First, the US needs global capital to support the size of its economy, which is the biggest in the world. In the past few years, China's investment in the US kept setting records, and in 2015, China's outbound direct investment in the US amounted to $15 billion. The US, however, still views Chinese companies in a biased manner, and usually applies ambiguous criteria in examining and reviewing investments by Chinese enterprises, thus creating difficulties including high barriers for Chinese companies in gaining access to the US market. If China and the US could complete the BIT deal, bilateral investment and trade would become more standardized and convenient. It would also help gradually integrate the fragmented global multilateral investments. All these will have important and positive influence on China and the US as well as the growth of the global economy, which is still haunted by a downturn.

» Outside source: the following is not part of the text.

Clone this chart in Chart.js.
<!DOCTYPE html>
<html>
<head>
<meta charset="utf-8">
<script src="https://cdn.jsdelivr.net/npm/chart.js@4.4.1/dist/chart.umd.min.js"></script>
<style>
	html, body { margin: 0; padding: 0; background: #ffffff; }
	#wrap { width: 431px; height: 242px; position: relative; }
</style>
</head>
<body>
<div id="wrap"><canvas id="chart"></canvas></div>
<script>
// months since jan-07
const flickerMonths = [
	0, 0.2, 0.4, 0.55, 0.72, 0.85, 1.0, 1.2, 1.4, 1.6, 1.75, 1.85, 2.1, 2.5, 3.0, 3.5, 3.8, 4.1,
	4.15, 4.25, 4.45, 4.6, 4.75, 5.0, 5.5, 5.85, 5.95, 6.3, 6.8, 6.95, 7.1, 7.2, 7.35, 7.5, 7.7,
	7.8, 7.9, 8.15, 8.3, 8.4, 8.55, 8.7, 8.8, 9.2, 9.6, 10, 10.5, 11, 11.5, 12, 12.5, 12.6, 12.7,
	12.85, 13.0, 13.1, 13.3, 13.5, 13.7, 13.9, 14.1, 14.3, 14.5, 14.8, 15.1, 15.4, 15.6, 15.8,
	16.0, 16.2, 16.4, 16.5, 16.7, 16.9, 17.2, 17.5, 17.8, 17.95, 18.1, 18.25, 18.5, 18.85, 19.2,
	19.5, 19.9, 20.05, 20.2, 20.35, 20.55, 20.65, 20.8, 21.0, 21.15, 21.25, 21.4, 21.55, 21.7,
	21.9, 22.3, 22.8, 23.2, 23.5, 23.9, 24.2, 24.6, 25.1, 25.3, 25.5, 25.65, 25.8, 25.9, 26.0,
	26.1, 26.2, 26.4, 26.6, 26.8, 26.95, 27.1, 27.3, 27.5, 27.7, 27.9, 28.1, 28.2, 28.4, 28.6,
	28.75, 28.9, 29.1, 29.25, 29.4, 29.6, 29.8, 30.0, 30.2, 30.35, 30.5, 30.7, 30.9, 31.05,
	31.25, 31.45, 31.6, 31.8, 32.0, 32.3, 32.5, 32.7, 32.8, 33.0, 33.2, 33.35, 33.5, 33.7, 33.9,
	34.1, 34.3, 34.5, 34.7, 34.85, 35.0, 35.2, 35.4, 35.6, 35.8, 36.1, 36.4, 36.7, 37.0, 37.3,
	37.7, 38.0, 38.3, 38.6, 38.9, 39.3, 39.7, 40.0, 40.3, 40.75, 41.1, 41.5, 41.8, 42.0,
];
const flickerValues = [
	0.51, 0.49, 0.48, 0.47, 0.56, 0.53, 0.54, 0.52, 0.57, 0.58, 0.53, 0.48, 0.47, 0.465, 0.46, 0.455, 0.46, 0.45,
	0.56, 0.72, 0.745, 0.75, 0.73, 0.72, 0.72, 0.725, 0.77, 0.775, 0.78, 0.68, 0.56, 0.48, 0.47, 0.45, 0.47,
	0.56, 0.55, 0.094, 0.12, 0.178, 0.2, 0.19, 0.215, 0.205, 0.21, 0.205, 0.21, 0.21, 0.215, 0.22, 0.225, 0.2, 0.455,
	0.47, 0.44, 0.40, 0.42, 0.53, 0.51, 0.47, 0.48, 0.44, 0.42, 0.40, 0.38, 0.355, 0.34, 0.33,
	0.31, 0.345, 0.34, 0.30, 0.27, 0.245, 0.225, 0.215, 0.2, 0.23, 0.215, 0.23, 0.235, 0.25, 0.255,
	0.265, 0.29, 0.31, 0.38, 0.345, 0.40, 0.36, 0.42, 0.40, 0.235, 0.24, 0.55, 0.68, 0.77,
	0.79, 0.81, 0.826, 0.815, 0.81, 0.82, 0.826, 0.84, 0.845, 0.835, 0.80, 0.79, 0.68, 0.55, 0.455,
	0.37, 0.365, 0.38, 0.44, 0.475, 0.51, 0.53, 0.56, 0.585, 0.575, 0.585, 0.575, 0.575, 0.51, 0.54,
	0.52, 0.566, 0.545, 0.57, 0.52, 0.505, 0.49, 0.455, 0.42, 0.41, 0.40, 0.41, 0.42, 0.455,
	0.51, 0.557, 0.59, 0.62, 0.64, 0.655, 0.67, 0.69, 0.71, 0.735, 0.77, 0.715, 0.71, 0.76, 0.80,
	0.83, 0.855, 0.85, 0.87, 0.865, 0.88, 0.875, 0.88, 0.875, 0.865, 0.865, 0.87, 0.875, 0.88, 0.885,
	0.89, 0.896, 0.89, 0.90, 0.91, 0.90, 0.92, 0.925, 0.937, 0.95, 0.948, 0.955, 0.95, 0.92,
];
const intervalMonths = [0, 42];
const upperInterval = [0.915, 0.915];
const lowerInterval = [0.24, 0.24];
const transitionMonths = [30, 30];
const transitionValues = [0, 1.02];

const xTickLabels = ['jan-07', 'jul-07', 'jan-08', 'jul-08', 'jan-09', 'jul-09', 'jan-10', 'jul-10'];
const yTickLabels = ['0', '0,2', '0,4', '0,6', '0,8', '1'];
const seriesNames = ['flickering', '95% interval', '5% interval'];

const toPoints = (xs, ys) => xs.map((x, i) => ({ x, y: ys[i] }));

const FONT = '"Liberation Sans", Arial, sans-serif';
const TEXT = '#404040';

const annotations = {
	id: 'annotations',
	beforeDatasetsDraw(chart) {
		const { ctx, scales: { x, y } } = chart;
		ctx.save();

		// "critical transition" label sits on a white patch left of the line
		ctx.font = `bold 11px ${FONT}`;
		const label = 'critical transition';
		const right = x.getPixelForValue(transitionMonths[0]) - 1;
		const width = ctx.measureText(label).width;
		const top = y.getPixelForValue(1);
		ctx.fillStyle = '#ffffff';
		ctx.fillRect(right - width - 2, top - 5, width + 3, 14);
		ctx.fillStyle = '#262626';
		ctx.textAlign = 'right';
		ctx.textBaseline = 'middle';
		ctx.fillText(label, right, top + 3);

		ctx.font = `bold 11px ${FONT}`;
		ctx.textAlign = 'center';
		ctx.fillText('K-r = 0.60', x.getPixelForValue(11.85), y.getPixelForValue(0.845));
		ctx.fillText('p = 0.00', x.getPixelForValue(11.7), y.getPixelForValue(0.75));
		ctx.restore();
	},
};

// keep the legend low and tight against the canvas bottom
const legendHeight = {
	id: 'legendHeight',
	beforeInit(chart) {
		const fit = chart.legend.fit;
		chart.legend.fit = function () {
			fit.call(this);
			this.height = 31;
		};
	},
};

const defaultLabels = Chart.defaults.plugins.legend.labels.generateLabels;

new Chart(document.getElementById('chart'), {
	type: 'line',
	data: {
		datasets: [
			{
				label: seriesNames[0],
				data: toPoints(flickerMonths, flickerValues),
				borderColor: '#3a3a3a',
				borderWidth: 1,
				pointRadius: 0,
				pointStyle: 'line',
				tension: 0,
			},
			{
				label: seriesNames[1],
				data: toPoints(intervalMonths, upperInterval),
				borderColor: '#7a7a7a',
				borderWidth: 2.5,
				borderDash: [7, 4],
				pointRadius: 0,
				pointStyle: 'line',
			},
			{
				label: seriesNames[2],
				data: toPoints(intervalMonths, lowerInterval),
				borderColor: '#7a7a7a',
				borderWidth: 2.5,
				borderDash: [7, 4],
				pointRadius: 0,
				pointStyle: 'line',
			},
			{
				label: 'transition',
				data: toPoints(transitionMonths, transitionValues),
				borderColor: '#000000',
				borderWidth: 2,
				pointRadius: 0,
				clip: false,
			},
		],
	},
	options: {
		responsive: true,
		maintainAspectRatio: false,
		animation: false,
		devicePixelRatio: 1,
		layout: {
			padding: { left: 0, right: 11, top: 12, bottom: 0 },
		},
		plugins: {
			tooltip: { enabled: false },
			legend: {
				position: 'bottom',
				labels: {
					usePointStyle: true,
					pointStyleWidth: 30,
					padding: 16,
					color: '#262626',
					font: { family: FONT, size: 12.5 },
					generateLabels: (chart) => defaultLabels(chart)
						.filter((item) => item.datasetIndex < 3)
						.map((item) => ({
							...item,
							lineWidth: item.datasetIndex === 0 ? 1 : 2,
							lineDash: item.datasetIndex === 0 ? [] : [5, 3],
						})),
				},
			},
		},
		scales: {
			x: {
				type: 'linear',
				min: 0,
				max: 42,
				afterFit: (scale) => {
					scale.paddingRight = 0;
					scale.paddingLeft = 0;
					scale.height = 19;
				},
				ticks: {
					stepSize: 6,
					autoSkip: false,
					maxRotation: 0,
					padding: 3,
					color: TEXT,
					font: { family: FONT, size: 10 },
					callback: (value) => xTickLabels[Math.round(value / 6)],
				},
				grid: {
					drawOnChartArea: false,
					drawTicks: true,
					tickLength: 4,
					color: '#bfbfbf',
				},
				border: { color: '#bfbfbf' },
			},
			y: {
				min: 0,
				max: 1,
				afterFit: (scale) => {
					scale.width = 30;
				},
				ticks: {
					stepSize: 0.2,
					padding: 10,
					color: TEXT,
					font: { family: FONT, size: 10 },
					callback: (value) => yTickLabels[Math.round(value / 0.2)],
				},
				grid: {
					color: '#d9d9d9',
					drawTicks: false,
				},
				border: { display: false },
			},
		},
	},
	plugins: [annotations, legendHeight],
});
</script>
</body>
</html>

Second, if the China-US BIT deal could be reached, their bilateral cross-border investment pattern will be reconstructed, which will put to test of Chinese enterprises' core competitiveness in such aspects as technological innovation, internationalized operations and legal system construction, after joining the global value chains. This in turn will force China to further open its service industry, and will help drive the development of the service industry and trade in services through the use of foreign investments.
If China and the US could reach the BIT agreement, it will help promote regional integration, effectively amalgamate the TPP and RCEP, lay a solid foundation for the trade integration, and further promote the economic and trade development in the Asia-Pacific region. It will be beneficial in promoting global trade and investment liberalization and facilitation, and will help the further opening of China's service industry.
The BIT talks, which have already lasted for eight years, are now in a critical stage. If the negotiations could not be concluded this year, the talks would have to face greater uncertainty when a new administration of the US government takes office next year. Therefore, the two sides should give consideration to the impact of the BIT, lead the talks in the right direction, care for the other side's concerns, and show willingness and resolve in promoting the conclusion of the talks as early as possible.
The essence of the negative lists is whether or not they could effectively lower the barriers for investment and trade. For this purpose, the talks should focus on if the levels in lowering the investment and trade barriers could meet each other's expectations.
In the future, the BIT will have powerful and greater-than-expected effects on the two countries. It will play an indispensable and exemplary role in setting up an open global investment and trade system, and reducing discrimination against and barriers on investment and trade, and resisting investment and trade protectionism. The treaty will have important and far-reaching driving force on the economic development of China, the US and the world as whole.